Viacom CEO Philippe Dauman said ad revenue growth has been improving quarter by quarter. “Once we get into October and into the December quarter, we will benefit from this upfront where we have greater volume than last year at higher pricing. Dauman singled out Jersey Shore as a show where ”we have advertisers scrambling to get on it. We have advertisers who want to be wall to wall in particular episode. We’re turning them away.” Viacom’s movie business was down 10% to 41.25 billion, led by a 43% drop in home entertainment revenue. Also, Paramount Pictures has primarily been distributing others’ films like Iron Man 2 and Shrek Forever After in 2010 and self-financing its own pics. It is deliberately pursuing a strategy of a smaller slate of films in 2010-2011. Still, the film unit booked income of $69 million, reversing an $8 million loss in the same quarter a year ago. Viacom continued to post equity losses from its EPIX joint venture but said it should approach break-even by the end of the year.

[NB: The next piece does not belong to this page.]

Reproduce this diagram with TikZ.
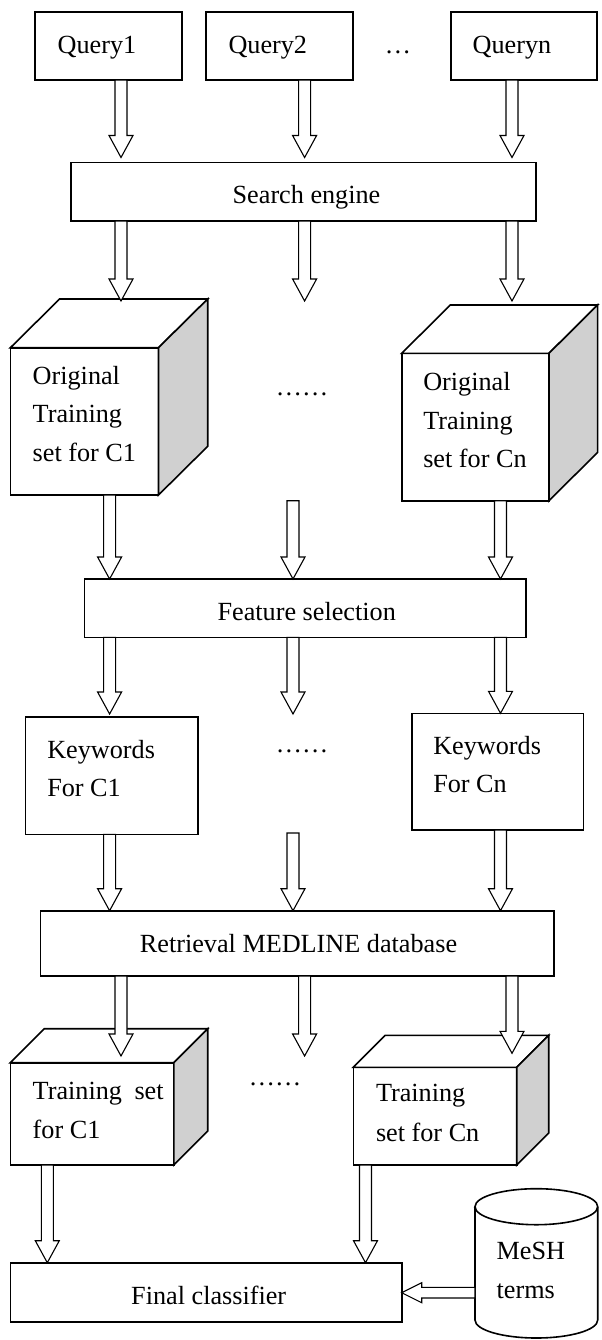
\documentclass[tikz,border=0pt]{standalone}
\usepackage{fontspec}
\setmainfont{Liberation Serif}
\usetikzlibrary{calc}
\definecolor{sidegray}{RGB}{208,208,208}
\tikzset{
  box/.style={draw, line width=0.8pt, inner sep=0pt, outer sep=0pt, fill=white},
  face/.style={draw, line width=0.8pt, line join=miter},
  lbl/.style={inner sep=0pt, outer sep=0pt, anchor=base west, align=left},
  ctr/.style={inner sep=0pt, outer sep=0pt, anchor=base},
  hollow/.style={draw, line width=0.55pt, fill=white, line join=miter},
}
% rectangle node from corner (x1,y1) to (x2,y2), in pixel units
\newcommand\boxnode[5]{\node[box, minimum width={(#4-#2)*0.5pt}, minimum height={(#5-#3)*0.5pt}] (#1) at ({(#2+#4)/2},{(#3+#5)/2}) {};}
% cube: front face node, depth dx, dy
\newcommand\cubefaces[3]{%
  \draw[face, fill=white] (#1.north west) -- ++(#2,#3) -- ($(#1.north east)+(#2,#3)$) -- (#1.north east) -- cycle;
  \draw[face, fill=sidegray] (#1.north east) -- ++(#2,#3) -- ($(#1.south east)+(#2,#3)$) -- (#1.south east) -- cycle;}
% hollow block arrow pointing down, from #1 to tip #2
\newcommand\darrow[2]{\draw[hollow] let \p1=(#1), \p2=(#2) in
  (\x1-3pt,\y1) -- (\x1-3pt,\y2+11pt) -- (\x1-6pt,\y2+11pt) -- (\x1,\y2) --
  (\x1+6pt,\y2+11pt) -- (\x1+3pt,\y2+11pt) -- (\x1+3pt,\y1) -- cycle;}
\begin{document}
\begin{tikzpicture}[x=0.5pt, y=-0.5pt, font=\fontsize{13.1}{19.25}\selectfont]
\useasboundingbox (0,0) rectangle (601,1340);

% ---------- boxes ----------
\boxnode{q1}{35}{12}{182}{80}
\boxnode{q2}{206}{12}{353}{80}
\boxnode{qn}{451}{12}{597}{80}
\boxnode{se}{71}{162.3}{536}{221}

\boxnode{oc1}{10.4}{347.7}{158.5}{495}
\cubefaces{oc1}{49.2}{-48.7}
\boxnode{ocn}{401.7}{353.3}{549}{500.7}
\cubefaces{ocn}{48.6}{-48.3}

\boxnode{fs}{84.6}{579}{525.8}{637.3}
\boxnode{kw1}{25.4}{716.7}{197.7}{834.3}
\boxnode{kwn}{411.7}{713.3}{583.3}{830}
\boxnode{rt}{40.4}{910.7}{554}{976}

\boxnode{tc1}{10.4}{1062.7}{173.8}{1165}
\cubefaces{tc1}{33.9}{-34}
\boxnode{tcn}{353.3}{1067.3}{516.7}{1165}
\cubefaces{tcn}{32}{-32}

\boxnode{fc}{10.4}{1262.7}{401.7}{1321.7}

% cylinder (MeSH terms)
\draw[face, fill=white] (475,1206.7) -- (475,1320)
  arc[start angle=180, end angle=360, x radius=30.675pt, y radius=9pt]
  -- (597.7,1206.7)
  arc[start angle=0, end angle=180, x radius=30.675pt, y radius=9pt] -- cycle;
\draw[face] (475,1206.7) arc[start angle=180, end angle=360, x radius=30.675pt, y radius=9pt];
\coordinate (cyl) at (475,1292.7);

% ---------- labels (multi-line: anchored at last line's baseline) ----------
\node[lbl] (q1t) at (57.7,53.5) {Query1};
\node[lbl] (q2t) at (228.5,53.5) {Query2};
\node[lbl] (qnt) at (472.7,53.5) {Queryn};
\node[ctr] (dots1) at (398,53.5) {…};
\node[ctr] (set) at (306.5,203) {Search engine};

\node[lbl] (oc1t) at (32.7,461) {Original\\Training\\set for C1};
\node[lbl] (ocnt) at (423.3,467.7) {Original\\Training\\set for Cn};
\node[ctr] (dots2) at (302,395) {……};

\node[ctr] (fst) at (306.7,620) {Feature selection};

\node[lbl] (kw1t) at (47.3,796.7) {Keywords\\For C1};
\node[lbl] (kwnt) at (433.3,792.7) {Keywords\\For Cn};
\node[ctr] (dots3) at (302,752) {……};

\node[ctr] (rtt) at (298.5,952) {Retrieval MEDLINE database};

\node[lbl, font=\fontsize{13.1}{19.5}\selectfont] (tc1t) at (32.7,1138) {Training\hspace{3pt} set\\for C1};
\node[lbl, font=\fontsize{13.1}{20}\selectfont] (tcnt) at (376,1141.7) {Training\\set for Cn};
\node[ctr] (dots4) at (275,1085) {……};

\node[ctr] (fct) at (208.7,1304) {Final classifier};
\node[lbl] (mesht) at (496.7,1298.3) {MeSH\\terms};

% ---------- arrow columns and rows ----------
\coordinate (cA) at (121,0);
\coordinate (cB) at (304.6,0);
\coordinate (cC) at (512,0);
\coordinate (dA) at (109.6,0);
\coordinate (dB) at (293,0);
\coordinate (dC) at (500.5,0);
\coordinate (eA) at (47.3,0);
\coordinate (eB) at (365.5,0);
\coordinate (r1) at (0,157.5);
\coordinate (r2) at (0,301);
\coordinate (r3) at (0,500.7);
\coordinate (r4) at (0,714);
\coordinate (r5) at (0,833);
\coordinate (r6) at (0,1056);
\coordinate (r6c) at (0,1053.3);

% ---------- arrows ----------
\darrow{q1.south -| cA}{r1 -| cA}
\darrow{q2.south -| cB}{r1 -| cB}
\darrow{qn.south -| cC}{r1 -| cC}

\darrow{se.south -| cA}{r2 -| cA}
\darrow{se.south -| cB}{r2 -| cB}
\darrow{se.south -| cC}{r2 -| cC}

\darrow{oc1.south -| dA}{fs.north -| dA}
\darrow{r3 -| dB}{fs.north -| dB}
\darrow{ocn.south -| dC}{fs.north -| dC}

\darrow{fs.south -| dA}{r4 -| dA}
\darrow{fs.south -| dB}{r4 -| dB}
\darrow{fs.south -| dC}{kwn.north -| dC}

\darrow{kw1.south -| dA}{rt.north -| dA}
\darrow{r5 -| dB}{rt.north -| dB}
\darrow{kwn.south -| dC}{rt.north -| dC}

\darrow{rt.south -| cA}{r6 -| cA}
\darrow{rt.south -| cB}{r6 -| cB}
\darrow{rt.south -| cC}{r6c -| cC}

\darrow{tc1.south -| eA}{fc.north -| eA}
\darrow{tcn.south -| eB}{fc.north -| eB}

% MeSH -> Final classifier
\draw[hollow] let \p1=(cyl), \p2=(fc.east |- cyl) in
  (\x1,\y1+2.65pt) -- (\x2+10pt,\y1+2.65pt) -- (\x2+10pt,\y1+5pt) -- (\x2,\y1) --
  (\x2+10pt,\y1-5pt) -- (\x2+10pt,\y1-2.65pt) -- (\x1,\y1-2.65pt) -- cycle;
\end{tikzpicture}
\end{document}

August 4th: News Corp Posts Improved 4th Quarterly Results
News Corp posted a profit of $875 million, or 33 cents a share, for its fiscal 4Q ended June 30th easily beating analysts expectations. That compared with a loss of $203 million, or 8 cents a share, a year ago, when News Corp took an impairment charge. Revenue grew 6% to $8.11 billion, as companies spent more to advertise on the company’s television stations, TV channels and newspapers. That beat the average forecast of analysts of $8.05 billion. COO Chase Carey explained that brisk sales of advertising at Fox Broadcasting and the company’s cable television networks made the difference, while ad rates at the Fox network are up by a double-digit percentage from this spring. Ad rates are even better at the cable channels, which already represent more than 50% of the company’s profits. Local television station advertising revenues improved 29% in the quarter and 8% for the year compared to the same periods a year ago, reflecting strength in the automobile and telecom sectors.